During the farewell lunch, they decided to celebrate my birthday two months early. My heart is smiling, I promise.

One of my fondest memories that I’ll take away are the students that I was able to interact and teach. Some for 3 years plus.  It’s sobering to think that I had a voice in their life for the last three years and all I hope is that God will use my voice to truly transform them.

4. Neighbors in our Apartment Complex

Another reason for a cry-fest are the friendships we made in our apartment complex. It has been hitting me that Ryle has only known our apartment as his home. We are blessed to not have to move after Ryle was born and one big factor for that is the neighbors in our complex. Two years ago, we were purposeful in wanting to move to an apartment complex where our friends would be at. And that decision turned out to be pivotal in our family’s integration with this country.

H and R will definitely miss playing with their friends.

One of my concerns was having to move every year and never feeling settled. It wasn’t the work that goes into packing/unpacking but just providing a place for our kids to call “home” for longer than a year. God has provided and though its sad seeing Ryle kind of going through the shock of “moving” for the first time, it is also a visible reminder that God has answered one of my prayers.

We are grateful for the friendships we made with our neighbors and how we encouraged each other to keep running the spiritual race He called us to run.

5. My Haircut Lady

This may seem trivial and frivolous (especially those who cut your own hair), but I’m going to shed a tear about my haircut lady. For all my entire life, she has consistently been giving me the best haircuts. She just gets it. Consistent, comforting, and cheap. The 3 C’s. I told her that I need to record her, giving instructions on how to cut my hair.

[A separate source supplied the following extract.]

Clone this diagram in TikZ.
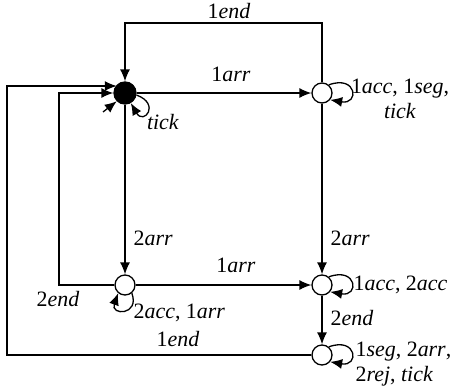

Moving to a different country and talking to a lot of ex-pats, hair cutting is one of those “blind spots” that you don’t think of until you realize how long your hair is getting. I’m glad and thankful to have found that one haircutter who gets my hair right.

Conclusion

Alright, I may have shed a few tears while writing this blog post. I guess the cry-fest has already started, for me at least. This is going to be hard week…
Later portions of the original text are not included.